Targeted mutations of the rice OsBRP5 gene using CRISPR/Cas9 genome editing. (A) Comparison of OsBRP5 CDS in WT plants and five osbrp5 mutants. The red box represents the target site, and the blue color indicates PAM. (B) Identification results of five osbrp5 mutants.

Figure 6

The silencing of OsBRP5 in rice affected pollen development and plant fruit setting. (A) Diagram of the OsBRP5-RNAi construct. Fragments containing the OsBRP5 segment in the sense and antisense orientation separated by an unrelated spacer were driven by the CaMV 35S promoter. (B) The transcription levels of OsBRP5 in WT and OsBRP5R plants.

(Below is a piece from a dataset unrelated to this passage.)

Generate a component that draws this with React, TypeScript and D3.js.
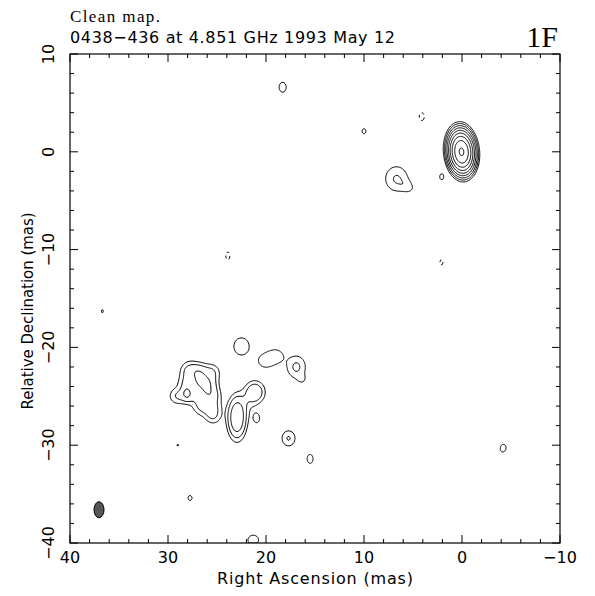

Error bars represent standard deviation (n = 3). (C) The panicles of WT and OsBRP5R plants. The green and empty green seeds are marked by arrows. (D) The mature seeds from wild-type and OsBRP5R plants. The empty seeds in OsBRP5R are highlighted by white arrows. (E) The total grains in the plant of OsBRP5R and WT rice. (F) I₂-KI staining of mature pollen grains of WT and OsBRP5R plants. Bars = 500 μm. (G) The statistics for the pollen viability rate of WT and OsBRP5R plants. Data are shown as means ± SE (n = 3). (H) The statistics for the seed setting rate of WT and OsBRP5R plants. Data are shown as means ± SE (n = 6). Statistically significant differences are indicated by different symbols (** p < 0.01; *** p < 0.001. “ns” indicates no significant difference. one-way ANOVA with statistical significance using Student’s t-test).